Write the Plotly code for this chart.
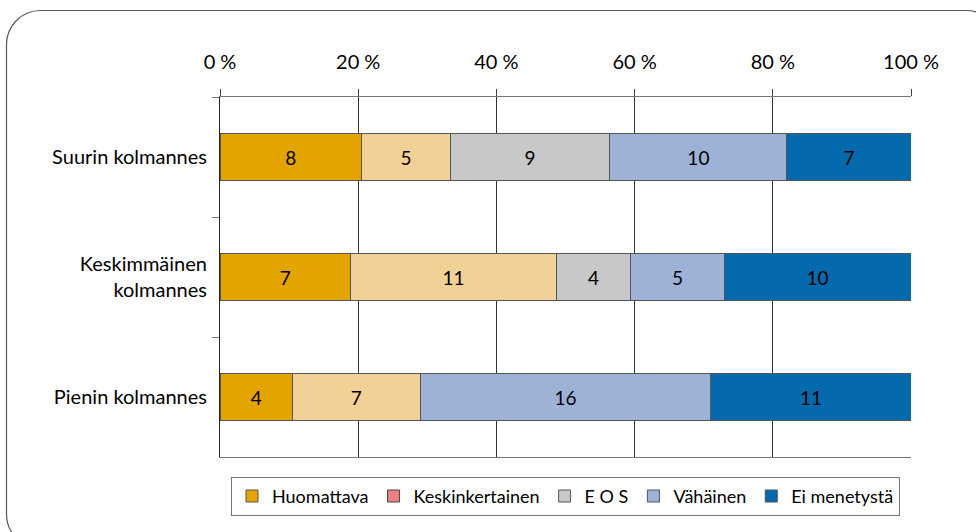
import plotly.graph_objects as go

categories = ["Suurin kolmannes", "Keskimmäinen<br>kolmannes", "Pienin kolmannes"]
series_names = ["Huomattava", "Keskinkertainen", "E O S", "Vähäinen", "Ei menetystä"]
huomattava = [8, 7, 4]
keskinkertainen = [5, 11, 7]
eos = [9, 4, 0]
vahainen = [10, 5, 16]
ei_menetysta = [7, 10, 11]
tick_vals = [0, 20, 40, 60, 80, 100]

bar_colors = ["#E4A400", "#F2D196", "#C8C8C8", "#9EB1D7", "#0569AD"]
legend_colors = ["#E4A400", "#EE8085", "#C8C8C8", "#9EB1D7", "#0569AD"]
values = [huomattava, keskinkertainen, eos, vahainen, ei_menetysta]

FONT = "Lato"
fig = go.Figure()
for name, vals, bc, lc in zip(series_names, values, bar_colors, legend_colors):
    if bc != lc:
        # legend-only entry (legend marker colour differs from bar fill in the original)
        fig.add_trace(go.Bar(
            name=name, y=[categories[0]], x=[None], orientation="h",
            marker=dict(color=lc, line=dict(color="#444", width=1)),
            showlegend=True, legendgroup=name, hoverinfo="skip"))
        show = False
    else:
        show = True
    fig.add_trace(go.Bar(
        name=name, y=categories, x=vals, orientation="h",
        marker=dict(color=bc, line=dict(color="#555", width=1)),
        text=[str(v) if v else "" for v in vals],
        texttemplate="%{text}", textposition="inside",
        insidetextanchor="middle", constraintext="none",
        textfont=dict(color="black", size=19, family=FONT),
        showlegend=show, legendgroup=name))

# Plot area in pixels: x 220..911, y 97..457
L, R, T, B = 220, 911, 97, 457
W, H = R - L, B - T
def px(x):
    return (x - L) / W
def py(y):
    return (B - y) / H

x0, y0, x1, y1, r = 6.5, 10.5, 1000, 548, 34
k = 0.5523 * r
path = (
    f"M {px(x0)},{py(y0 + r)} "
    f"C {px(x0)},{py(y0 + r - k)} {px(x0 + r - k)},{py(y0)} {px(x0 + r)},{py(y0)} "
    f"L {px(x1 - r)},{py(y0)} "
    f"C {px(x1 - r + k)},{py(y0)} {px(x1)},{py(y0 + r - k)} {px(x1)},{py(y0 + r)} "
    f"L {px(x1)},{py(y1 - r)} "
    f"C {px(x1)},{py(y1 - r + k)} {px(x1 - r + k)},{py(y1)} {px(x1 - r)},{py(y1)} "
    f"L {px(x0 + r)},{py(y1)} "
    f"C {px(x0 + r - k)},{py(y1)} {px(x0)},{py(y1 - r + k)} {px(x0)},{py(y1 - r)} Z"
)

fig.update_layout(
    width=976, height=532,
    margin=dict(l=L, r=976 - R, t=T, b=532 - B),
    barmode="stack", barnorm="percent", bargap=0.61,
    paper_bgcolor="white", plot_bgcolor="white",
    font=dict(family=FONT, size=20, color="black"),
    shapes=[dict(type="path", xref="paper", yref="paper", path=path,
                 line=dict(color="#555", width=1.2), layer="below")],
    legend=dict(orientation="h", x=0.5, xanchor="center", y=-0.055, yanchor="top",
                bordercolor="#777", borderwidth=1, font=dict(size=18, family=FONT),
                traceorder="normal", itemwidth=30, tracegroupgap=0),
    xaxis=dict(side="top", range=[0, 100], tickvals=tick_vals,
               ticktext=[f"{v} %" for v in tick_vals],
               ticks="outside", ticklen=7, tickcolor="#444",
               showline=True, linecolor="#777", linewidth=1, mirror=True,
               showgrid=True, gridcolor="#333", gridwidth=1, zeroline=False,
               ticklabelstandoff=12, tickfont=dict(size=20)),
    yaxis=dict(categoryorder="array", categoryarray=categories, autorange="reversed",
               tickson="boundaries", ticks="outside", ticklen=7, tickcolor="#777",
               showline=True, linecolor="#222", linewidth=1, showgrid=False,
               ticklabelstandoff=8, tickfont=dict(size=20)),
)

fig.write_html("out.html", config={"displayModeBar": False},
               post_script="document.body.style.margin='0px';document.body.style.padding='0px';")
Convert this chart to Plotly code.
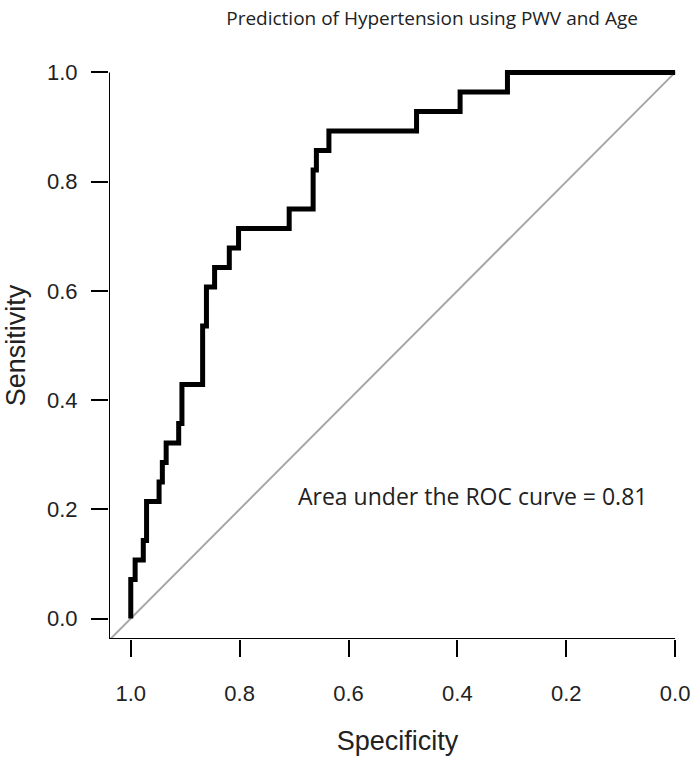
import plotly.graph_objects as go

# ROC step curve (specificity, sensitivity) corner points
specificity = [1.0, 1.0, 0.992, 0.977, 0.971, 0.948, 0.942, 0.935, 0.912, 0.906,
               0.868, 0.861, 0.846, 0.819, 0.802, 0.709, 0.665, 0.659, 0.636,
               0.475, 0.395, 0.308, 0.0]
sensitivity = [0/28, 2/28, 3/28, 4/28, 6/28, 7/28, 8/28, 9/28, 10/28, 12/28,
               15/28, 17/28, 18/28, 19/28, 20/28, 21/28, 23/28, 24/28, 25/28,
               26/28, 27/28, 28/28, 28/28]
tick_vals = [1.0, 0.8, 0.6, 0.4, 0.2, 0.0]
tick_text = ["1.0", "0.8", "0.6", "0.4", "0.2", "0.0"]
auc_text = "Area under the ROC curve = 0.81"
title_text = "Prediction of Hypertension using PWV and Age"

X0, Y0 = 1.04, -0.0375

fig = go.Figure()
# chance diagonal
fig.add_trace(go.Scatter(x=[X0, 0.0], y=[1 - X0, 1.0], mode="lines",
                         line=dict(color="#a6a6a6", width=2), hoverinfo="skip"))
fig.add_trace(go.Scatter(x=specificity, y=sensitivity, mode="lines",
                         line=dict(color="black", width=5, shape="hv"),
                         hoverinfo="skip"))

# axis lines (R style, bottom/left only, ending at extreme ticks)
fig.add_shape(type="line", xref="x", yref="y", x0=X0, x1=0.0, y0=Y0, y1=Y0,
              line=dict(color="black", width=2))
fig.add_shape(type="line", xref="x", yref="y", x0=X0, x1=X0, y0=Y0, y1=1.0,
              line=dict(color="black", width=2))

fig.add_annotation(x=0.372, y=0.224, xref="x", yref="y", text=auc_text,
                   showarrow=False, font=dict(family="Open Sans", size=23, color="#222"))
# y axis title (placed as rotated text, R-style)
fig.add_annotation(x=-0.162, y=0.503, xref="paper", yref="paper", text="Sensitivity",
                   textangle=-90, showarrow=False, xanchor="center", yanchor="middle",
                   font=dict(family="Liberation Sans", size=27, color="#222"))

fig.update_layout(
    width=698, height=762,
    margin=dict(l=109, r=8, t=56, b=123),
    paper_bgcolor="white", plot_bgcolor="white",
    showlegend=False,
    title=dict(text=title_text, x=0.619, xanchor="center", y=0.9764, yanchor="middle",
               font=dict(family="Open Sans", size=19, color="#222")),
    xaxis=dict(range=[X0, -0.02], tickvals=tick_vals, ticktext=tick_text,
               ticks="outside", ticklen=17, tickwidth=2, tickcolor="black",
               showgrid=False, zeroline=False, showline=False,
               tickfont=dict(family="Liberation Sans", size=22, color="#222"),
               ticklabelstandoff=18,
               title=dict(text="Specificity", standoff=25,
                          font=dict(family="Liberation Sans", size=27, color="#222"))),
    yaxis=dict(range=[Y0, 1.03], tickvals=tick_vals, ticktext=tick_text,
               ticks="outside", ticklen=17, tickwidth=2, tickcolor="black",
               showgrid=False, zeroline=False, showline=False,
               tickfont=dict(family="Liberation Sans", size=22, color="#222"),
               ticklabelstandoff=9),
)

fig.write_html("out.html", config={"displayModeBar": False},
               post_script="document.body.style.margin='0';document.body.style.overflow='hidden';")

--

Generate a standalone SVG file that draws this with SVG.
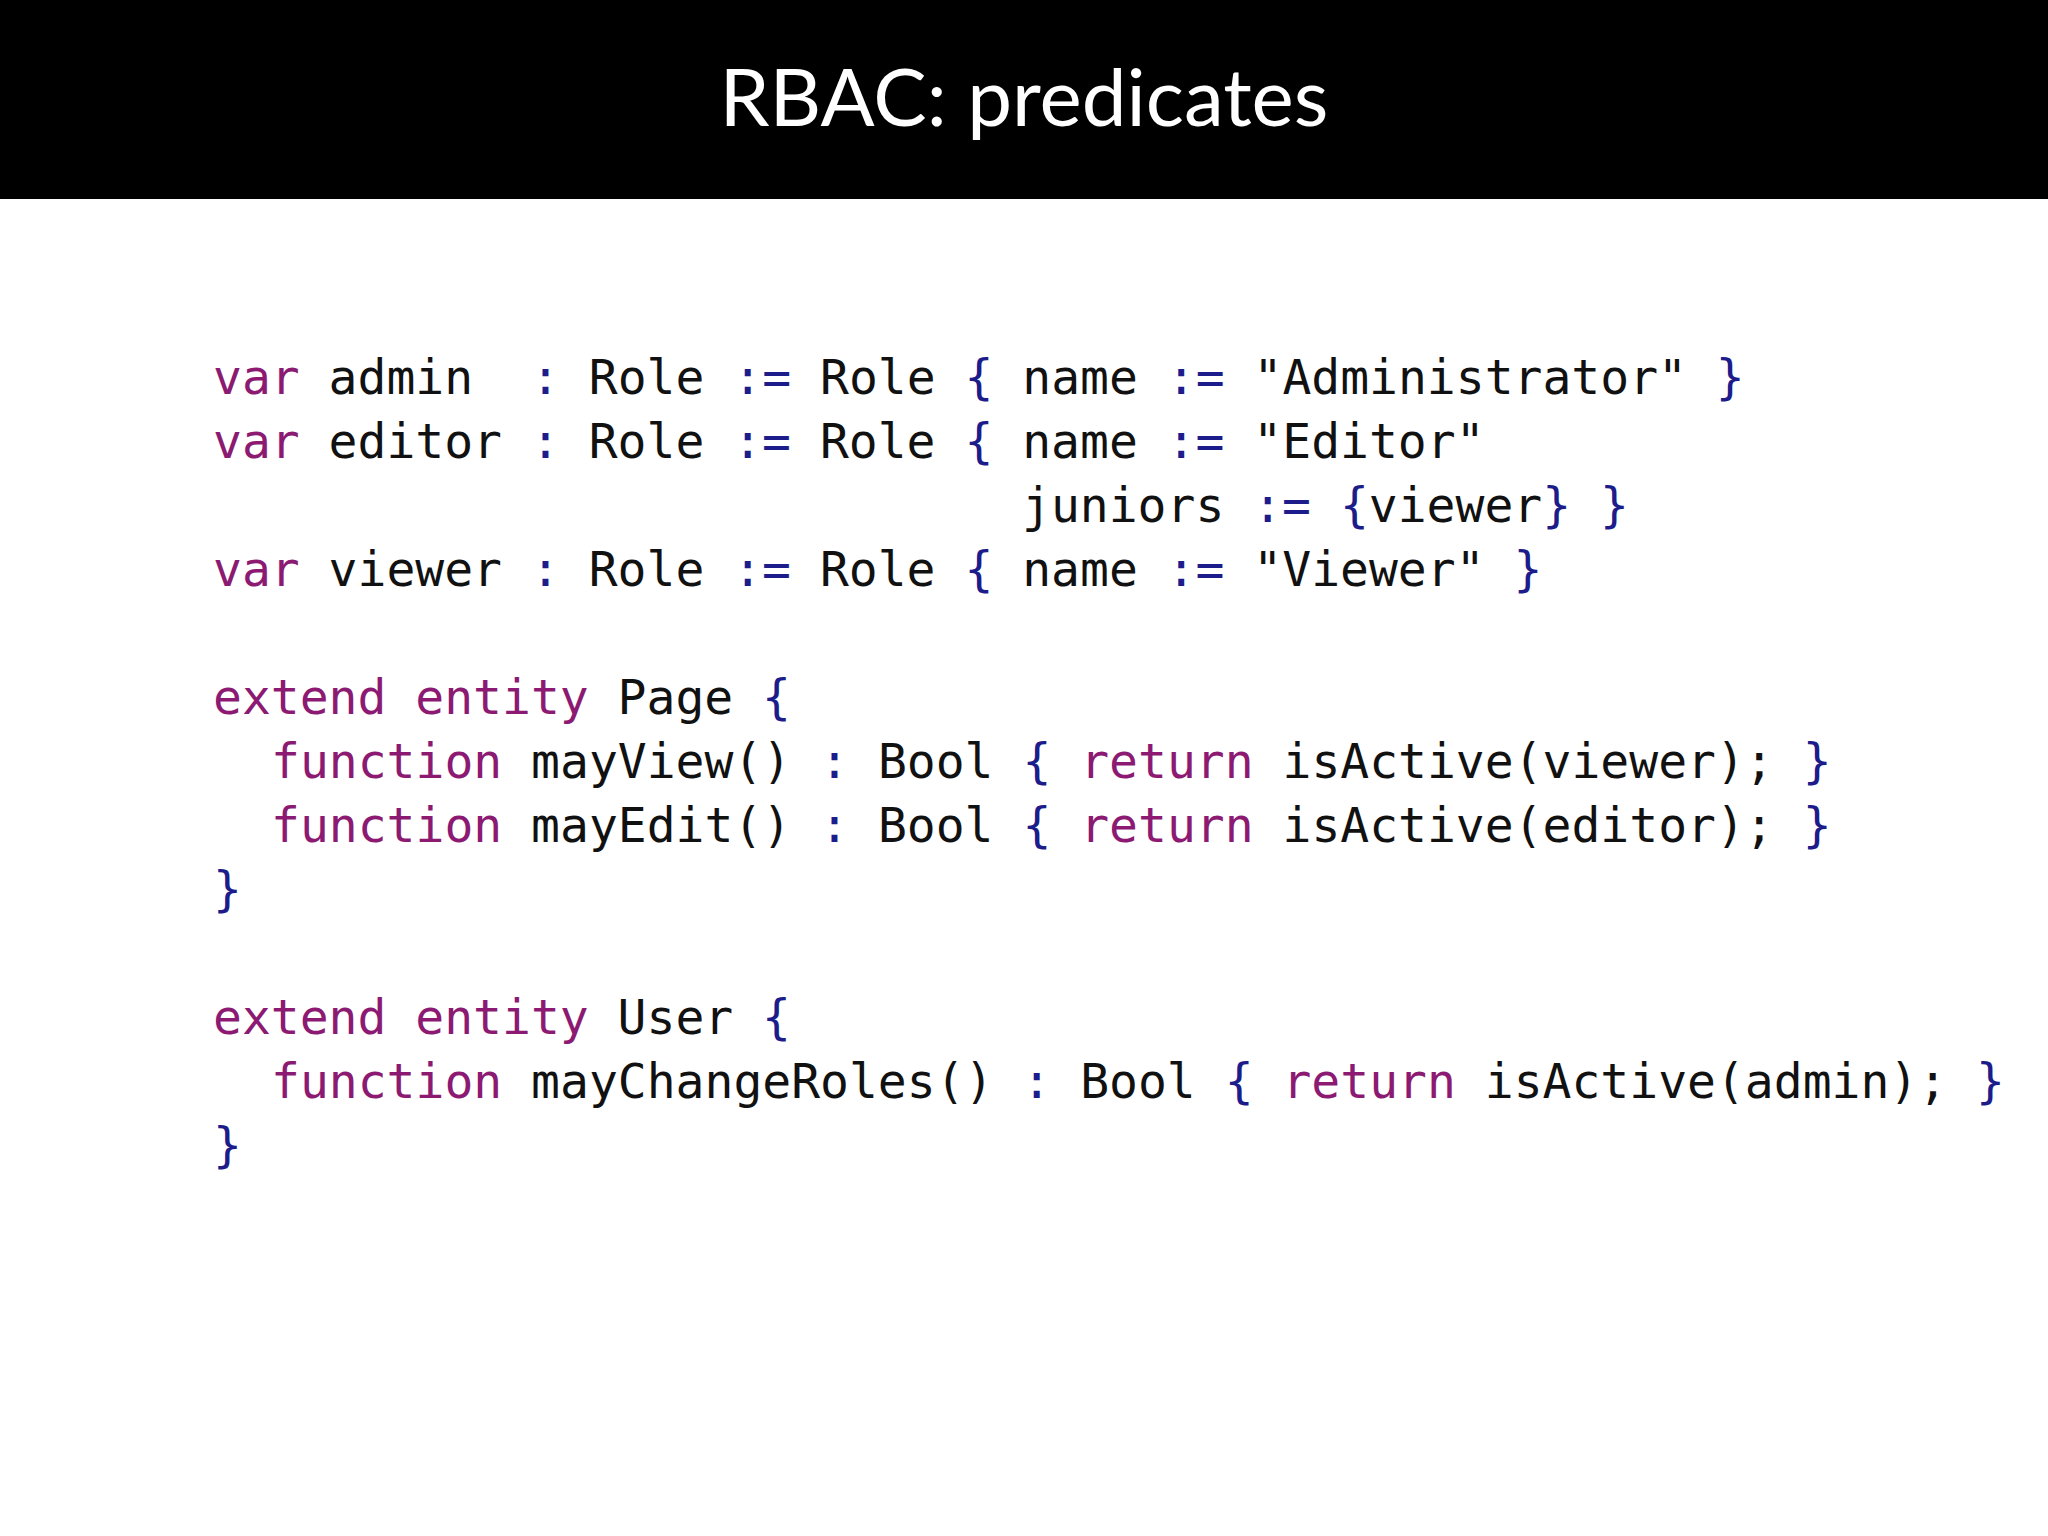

> What needs to be done: Skip the pictures. Set down only the lines from the one containing "Write the Plotly code for this chart." through the one containing "eos, vahainen, ei_menetysta]", exactly as they appear, ends included.

> Written solution:
Write the Plotly code for this chart.
import plotly.graph_objects as go

categories = ["Suurin kolmannes", "Keskimmäinen<br>kolmannes", "Pienin kolmannes"]
series_names = ["Huomattava", "Keskinkertainen", "E O S", "Vähäinen", "Ei menetystä"]
huomattava = [8, 7, 4]
keskinkertainen = [5, 11, 7]
eos = [9, 4, 0]
vahainen = [10, 5, 16]
ei_menetysta = [7, 10, 11]
tick_vals = [0, 20, 40, 60, 80, 100]

bar_colors = ["#E4A400", "#F2D196", "#C8C8C8", "#9EB1D7", "#0569AD"]
legend_colors = ["#E4A400", "#EE8085", "#C8C8C8", "#9EB1D7", "#0569AD"]
values = [huomattava, keskinkertainen, eos, vahainen, ei_menetysta]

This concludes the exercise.